At a young age, he spoke with a stutter. "I was the kid who couldn't talk," he says. "I have the experience of not being listened to." He knows what it is like to be pushed aside.
The desire to speak for those who are trampled, ignored, and "systematically prevented from advancing" in our fast-paced society drive his politics, and his life.
The raven-haired, easy-going senior in shorts, like other students, is mystified and disappointed by the vitriol of the Georgetown University Campus Plan debate. "It's almost as thought we're children and our parents are in a screaming match" in which the students are caught in a war between the University and the neighborhood.
Meaney took it upon himself to learn about the issues and get involved. He is surprised, he says, that neighborhood leaders have never called, never reached out to have a conversation. Instead, what Meaney hears are attacks on drunk students. "It's condescending. It's really unfair," he says, his voice rising.
But Meaney doesn't spend too much of his time worrying about this. He can't. He is working on immigration policy for the Jesuit Conference near Dupont Circle. He is also the Chief Strategic Officer for Georgetown Energy, a not-for-profit working on renewable energy solutions. He led an "alternative spring break" trip to Arizona and Mexico to work with local priests on the border.

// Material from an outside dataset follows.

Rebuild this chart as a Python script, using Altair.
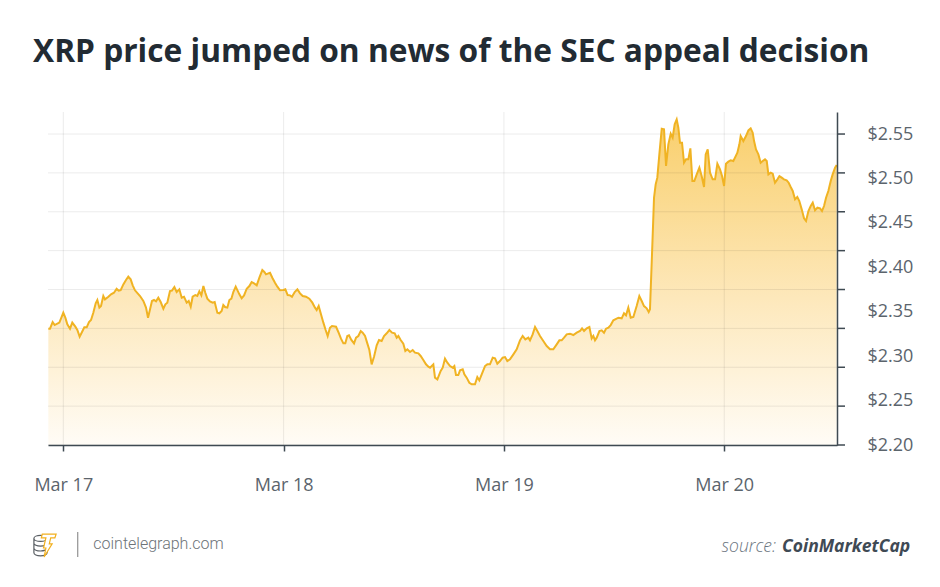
import altair as alt
import pandas as pd

TITLE = ["XRP price jumped on news of the SEC appeal decision"]

# hours after 2025-03-17 00:00 and XRP price (USD)
hours = [
    -1.63, -1.45, -1.16, -0.94, -0.65, -0.43, -0.21, 0.00, 0.22, 0.44, 0.73, 0.98, 1.31, 1.53, 1.78,
    2.04, 2.29, 2.55, 2.80, 3.02, 3.27, 3.53, 3.71, 3.93, 4.11, 4.36, 4.54, 4.91, 5.20, 5.52,
    5.81, 6.03, 6.25, 6.54, 6.83, 7.08, 7.34, 7.56, 7.81, 8.10, 8.36, 8.72, 9.01, 9.23, 9.45,
    9.66, 9.88, 10.10, 10.35, 10.61, 10.90, 11.12, 11.33, 11.62, 11.84, 12.10, 12.35, 12.64, 12.90, 13.15,
    13.44, 13.66, 13.88, 14.09, 14.38, 14.60, 14.82, 15.04, 15.26, 15.47, 15.69, 15.98, 16.27, 16.49, 16.78,
    17.00, 17.25, 17.43, 17.62, 17.87, 18.09, 18.31, 18.52, 18.78, 19.18, 19.43, 19.69, 19.98, 20.27, 20.52,
    20.78, 21.07, 21.36, 21.68, 21.90, 22.08, 22.34, 22.52, 22.77, 23.06, 23.32, 23.61, 23.97, 24.19, 24.44,
    24.70, 24.91, 25.21, 25.50, 25.79, 26.08, 26.44, 26.80, 27.13, 27.42, 27.60, 27.82, 28.07, 28.33, 28.58,
    28.80, 29.05, 29.27, 29.71, 29.96, 30.25, 30.51, 30.72, 30.94, 31.12, 31.38, 31.67, 31.89, 32.14, 32.40,
    32.61, 32.87, 33.12, 33.34, 33.59, 33.85, 34.14, 34.39, 34.68, 34.94, 35.23, 35.52, 35.81, 36.10, 36.32,
    36.50, 36.75, 37.04, 37.26, 37.48, 37.77, 38.06, 38.31, 38.68, 38.93, 39.22, 39.51, 39.77, 39.95, 40.31,
    40.49, 40.75, 41.11, 41.33, 41.58, 41.84, 42.13, 42.42, 42.60, 42.78, 43.03, 43.22, 43.51, 43.69, 43.94,
    44.23, 44.49, 44.85, 45.10, 45.32, 45.58, 45.94, 46.19, 46.48, 46.78, 47.03, 47.28, 47.57, 47.86, 48.12,
    48.37, 48.66, 49.03, 49.39, 49.75, 50.04, 50.33, 50.66, 50.84, 51.13, 51.39, 51.64, 51.93, 52.29, 52.66,
    53.02, 53.38, 53.75, 54.04, 54.29, 54.55, 54.84, 55.20, 55.56, 55.93, 56.29, 56.51, 56.73, 57.02, 57.31,
    57.56, 57.74, 57.92, 58.11, 58.40, 58.65, 58.90, 59.12, 59.38, 59.63, 59.92, 60.47, 60.83, 61.08, 61.30,
    61.55, 61.81, 62.10, 62.46, 62.75, 63.01, 63.26, 63.55, 63.77, 63.91, 64.17, 64.35, 64.53, 64.71, 64.93,
    65.19, 65.44, 65.66, 65.91, 66.17, 66.38, 66.60, 66.82, 67.00, 67.18, 67.40, 67.62, 67.84, 68.09, 68.31,
    68.53, 68.74, 69.00, 69.29, 69.54, 69.80, 69.98, 70.20, 70.45, 70.74, 71.00, 71.25, 71.54, 71.76, 71.98,
    72.19, 72.45, 72.70, 72.99, 73.17, 73.43, 73.65, 73.79, 74.08, 74.37, 74.63, 74.88, 75.10, 75.25, 75.46,
    75.72, 75.97, 76.19, 76.44, 76.63, 76.81, 77.06, 77.28, 77.53, 77.79, 78.01, 78.26, 78.51, 78.80, 79.02,
    79.24, 79.46, 79.71, 79.96, 80.18, 80.44, 80.69, 80.91, 81.17, 81.42, 81.64, 81.89, 82.15, 82.44, 82.65,
    82.87, 83.09, 83.34, 83.60, 83.81, 84.07, 84.25,
]
price = [
    2.3309, 2.3309, 2.3384, 2.3350, 2.3365, 2.3377, 2.3433, 2.3489, 2.3433, 2.3358, 2.3309, 2.3377, 2.3332, 2.3294, 2.3219,
    2.3272, 2.3324, 2.3324, 2.3384, 2.3407, 2.3489, 2.3594, 2.3632, 2.3546, 2.3564, 2.3677, 2.3639, 2.3669, 2.3696, 2.3714,
    2.3759, 2.3737, 2.3744, 2.3808, 2.3857, 2.3894, 2.3864, 2.3797, 2.3741, 2.3707, 2.3677, 2.3621, 2.3546, 2.3433, 2.3527,
    2.3621, 2.3632, 2.3617, 2.3658, 2.3609, 2.3534, 2.3583, 2.3602, 2.3733, 2.3737, 2.3778, 2.3722, 2.3752, 2.3658, 2.3669,
    2.3602, 2.3621, 2.3557, 2.3669, 2.3688, 2.3677, 2.3729, 2.3684, 2.3789, 2.3714, 2.3647, 2.3617, 2.3602, 2.3609, 2.3489,
    2.3482, 2.3508, 2.3576, 2.3553, 2.3546, 2.3632, 2.3647, 2.3722, 2.3782, 2.3696, 2.3651, 2.3684, 2.3759, 2.3789, 2.3834,
    2.3819, 2.3797, 2.3883, 2.3969, 2.3947, 2.3921, 2.3932, 2.3939, 2.3883, 2.3827, 2.3782, 2.3741, 2.3744, 2.3752, 2.3688,
    2.3684, 2.3669, 2.3722, 2.3752, 2.3707, 2.3677, 2.3669, 2.3647, 2.3602, 2.3546, 2.3519, 2.3564, 2.3471, 2.3377, 2.3294,
    2.3227, 2.3320, 2.3339, 2.3332, 2.3272, 2.3197, 2.3144, 2.3144, 2.3227, 2.3234, 2.3182, 2.3144, 2.3208, 2.3227, 2.3283,
    2.3264, 2.3227, 2.3144, 2.3069, 2.2908, 2.2994, 2.3122, 2.3182, 2.3170, 2.3227, 2.3257, 2.3294, 2.3264, 2.3257, 2.3208,
    2.3227, 2.3182, 2.3140, 2.3058, 2.3077, 2.3047, 2.3069, 2.3039, 2.3032, 2.3002, 2.2957, 2.2908, 2.2882, 2.2870, 2.2908,
    2.2758, 2.2739, 2.2833, 2.2870, 2.2972, 2.2927, 2.2889, 2.2870, 2.2889, 2.2788, 2.2788, 2.2840, 2.2852, 2.2795, 2.2758,
    2.2701, 2.2683, 2.2683, 2.2765, 2.2728, 2.2795, 2.2889, 2.2908, 2.2908, 2.2983, 2.2975, 2.2915, 2.2945, 2.2983, 2.2990,
    2.2945, 2.2964, 2.3020, 2.3077, 2.3178, 2.3227, 2.3189, 2.3208, 2.3178, 2.3245, 2.3328, 2.3283, 2.3227, 2.3170, 2.3114,
    2.3077, 2.3077, 2.3133, 2.3178, 2.3178, 2.3208, 2.3245, 2.3253, 2.3238, 2.3264, 2.3283, 2.3313, 2.3283, 2.3313, 2.3328,
    2.3200, 2.3227, 2.3178, 2.3208, 2.3283, 2.3290, 2.3264, 2.3309, 2.3320, 2.3350, 2.3403, 2.3433, 2.3426, 2.3482, 2.3459,
    2.3546, 2.3433, 2.3441, 2.3564, 2.3677, 2.3621, 2.3564, 2.3538, 2.3497, 2.3527, 2.4258, 2.4783, 2.4934, 2.5009, 2.5271,
    2.5560, 2.5553, 2.5140, 2.5384, 2.5504, 2.5459, 2.5609, 2.5665, 2.5571, 2.5402, 2.5402, 2.5177, 2.5215, 2.5215, 2.5339,
    2.4971, 2.4971, 2.5046, 2.5121, 2.5027, 2.4904, 2.5271, 2.5327, 2.5065, 2.4990, 2.4990, 2.5166, 2.5102, 2.5027, 2.4915,
    2.5166, 2.5189, 2.5204, 2.5196, 2.5234, 2.5290, 2.5384, 2.5477, 2.5421, 2.5477, 2.5541, 2.5564, 2.5515, 2.5421, 2.5327,
    2.5271, 2.5177, 2.5196, 2.5215, 2.5196, 2.5046, 2.5065, 2.5054, 2.4952, 2.4990, 2.5027, 2.5009, 2.4990, 2.4979, 2.4952,
    2.4904, 2.4859, 2.4765, 2.4791, 2.4746, 2.4652, 2.4551, 2.4521, 2.4633, 2.4690, 2.4727, 2.4641, 2.4671, 2.4663, 2.4633,
    2.4690, 2.4783, 2.4859, 2.4971, 2.5046, 2.5121, 2.5151,
]

day_ticks = ["2025-03-17T00:00:00", "2025-03-18T00:00:00", "2025-03-19T00:00:00", "2025-03-20T00:00:00"]
price_labels = [2.20, 2.25, 2.30, 2.35, 2.40, 2.45, 2.50, 2.55]
grid_levels = [2.20, 2.24375, 2.2875, 2.33125, 2.375, 2.41875, 2.4625, 2.50625, 2.55]
footer_site = ["cointelegraph.com"]
source_prefix = ["source:"]
source_name = ["CoinMarketCap"]

W, H = 789, 333
AXIS_COLOR = "#3f4a52"
LABEL_COLOR = "#5b646c"

start = pd.Timestamp("2025-03-17")
df = pd.DataFrame({"time": start + pd.to_timedelta(hours, unit="h"), "price": price})
days_df = pd.DataFrame({"time": pd.to_datetime(day_ticks)})
grid_df = pd.DataFrame({"price": grid_levels})

xscale = alt.Scale(domain=[
    alt.DateTime(year=2025, month=3, date=16, hours=22, minutes=20),
    alt.DateTime(year=2025, month=3, date=20, hours=12, minutes=17),
])
yscale = alt.Scale(domain=[2.20, 2.5748], zero=False, nice=False)

x_axis = alt.Axis(
    values=[alt.DateTime(year=2025, month=3, date=d) for d in (17, 18, 19, 20)],
    format="%b %-d", title=None, grid=False, zindex=1,
    domainColor=AXIS_COLOR, domainWidth=1.5,
    tickColor=AXIS_COLOR, tickWidth=1.5, tickSize=6,
    labelFont="Open Sans", labelFontSize=18, labelColor=LABEL_COLOR,
    labelPadding=25, labelFlush=False,
)
y_axis = alt.Axis(
    orient="right", values=price_labels, format="$.2f", title=None, grid=False,
    ticks=False, tickSize=0, zindex=1,
    domainColor=AXIS_COLOR, domainWidth=1.5,
    labelFont="Open Sans", labelFontSize=18, labelColor=LABEL_COLOR,
    labelPadding=30,
)

X = alt.X("time:T", scale=xscale, axis=x_axis)
Y = alt.Y("price:Q", scale=yscale, axis=y_axis)

area = alt.Chart(df).mark_area(
    color=alt.Gradient(
        gradient="linear",
        stops=[
            alt.GradientStop(color="#f9cf6c", offset=0),
            alt.GradientStop(color="#fde8bb", offset=0.55),
            alt.GradientStop(color="#fffcf6", offset=1),
        ],
        x1=1, x2=1, y1=0, y2=1,
    )
).encode(x=X, y=Y, y2=alt.datum(2.20))

hgrid = alt.Chart(grid_df).mark_rule(color="#000000", opacity=0.08, strokeWidth=1).encode(y=Y)
vgrid = alt.Chart(days_df).mark_rule(color="#000000", opacity=0.08, strokeWidth=1).encode(x=X)
yticks = alt.Chart(grid_df).mark_rule(color=AXIS_COLOR, strokeWidth=1.5).encode(
    y=Y, x=alt.value(W), x2=alt.value(W + 8),
)
line = alt.Chart(df).mark_line(color="#f0b323", strokeWidth=2).encode(x=X, y=Y)

# footer logo (coins + bolt)
k = 0.5523
def ellipse(cx, cy, rx, ry):
    return (f"M{cx-rx},{cy} C{cx-rx},{cy-k*ry} {cx-k*rx},{cy-ry} {cx},{cy-ry} "
            f"C{cx+k*rx},{cy-ry} {cx+rx},{cy-k*ry} {cx+rx},{cy} "
            f"C{cx+rx},{cy+k*ry} {cx+k*rx},{cy+ry} {cx},{cy+ry} "
            f"C{cx-k*rx},{cy+ry} {cx-rx},{cy+k*ry} {cx-rx},{cy} Z ")

def lower_half(cx, cy, rx, ry):
    return (f"M{cx-rx},{cy} C{cx-rx},{cy+k*ry} {cx-k*rx},{cy+ry} {cx},{cy+ry} "
            f"C{cx+k*rx},{cy+ry} {cx+rx},{cy+k*ry} {cx+rx},{cy} ")

coin_path = (ellipse(-0.35, -0.55, 0.55, 0.25) + lower_half(-0.35, -0.15, 0.55, 0.25)
             + lower_half(-0.35, 0.25, 0.55, 0.25) + lower_half(-0.35, 0.65, 0.55, 0.25)
             + "M-0.9,-0.55 L-0.9,0.65 M0.2,-0.55 L0.2,0.65")
bolt_path = ("M-0.2,-0.9 L0.95,-0.9 L0.85,-0.6 L0.5,-0.6 L0.38,-0.1 L0.62,-0.1 "
             "L-0.05,1.0 L0.1,0.25 L-0.1,0.25 L0.1,-0.6 L-0.28,-0.6 Z")

one = pd.DataFrame({"k": [1]})
coins = alt.Chart(one).mark_point(
    shape=coin_path, size=576, filled=False, color="#5a5f64", strokeWidth=1.2, opacity=1
).encode(x=alt.value(-3.3), y=alt.value(433))
bolt = alt.Chart(one).mark_point(
    shape=bolt_path, size=576, filled=True, fill="#ffffff", stroke="#f2b01e", strokeWidth=1.2, opacity=1
).encode(x=alt.value(-3.3), y=alt.value(433))
sep = alt.Chart(one).mark_rule(color="#9a9a9a", strokeWidth=1.3).encode(
    x=alt.value(29.7), y=alt.value(420), y2=alt.value(445)
)
title = alt.Chart(pd.DataFrame({"t": TITLE})).mark_text(
    align="left", baseline="alphabetic", font="Open Sans", fontSize=31.7, fontWeight="bold", color="#222b33"
).encode(text="t:N", x=alt.value(-15), y=alt.value(-49.7))
site = alt.Chart(pd.DataFrame({"t": footer_site})).mark_text(
    align="left", baseline="alphabetic", font="Roboto", fontSize=16, fontWeight=300, color="#6d7378"
).encode(text="t:N", x=alt.value(45.3), y=alt.value(437.3))
src1 = alt.Chart(pd.DataFrame({"t": source_prefix})).mark_text(
    align="right", baseline="alphabetic", font="Open Sans", fontSize=17.5, fontStyle="italic",
    fontWeight=300, color="#6b7580"
).encode(text="t:N", x=alt.value(728), y=alt.value(440.3))
src2 = alt.Chart(pd.DataFrame({"t": source_name})).mark_text(
    align="left", baseline="alphabetic", font="Open Sans", fontSize=17.5, fontStyle="italic",
    fontWeight="bold", color="#3f4a55"
).encode(text="t:N", x=alt.value(734), y=alt.value(440.3))

chart = alt.layer(
    area, hgrid, vgrid, line, yticks, sep, coins, bolt, title, site, src1, src2
).properties(
    width=W, height=H,
    autosize=alt.AutoSizeParams(type="none"),
    padding={"left": 40, "top": 104, "right": 95, "bottom": 134},
    background="white",
).configure_view(stroke=None)

chart.save("out.html", embed_options={"renderer": "svg", "actions": False})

Meany reads New York Times columnist David Brooks ("my favorite journalist") and recently saw Horrible Bosses, the movie starring Jennifer Anniston.
Meaney is thinking about law school, scholarships, perhaps going abroad as a Marshall Scholar. But don't be surprised to see him back in Washington sometime in the future. It wouldn't be outlandish to see him solving the debt crisis or bringing sanity to the nation's immigration policies. And maybe he could even do the seemingly impossible -- bring peaceful resolution to the debate over the University's Campus Plan.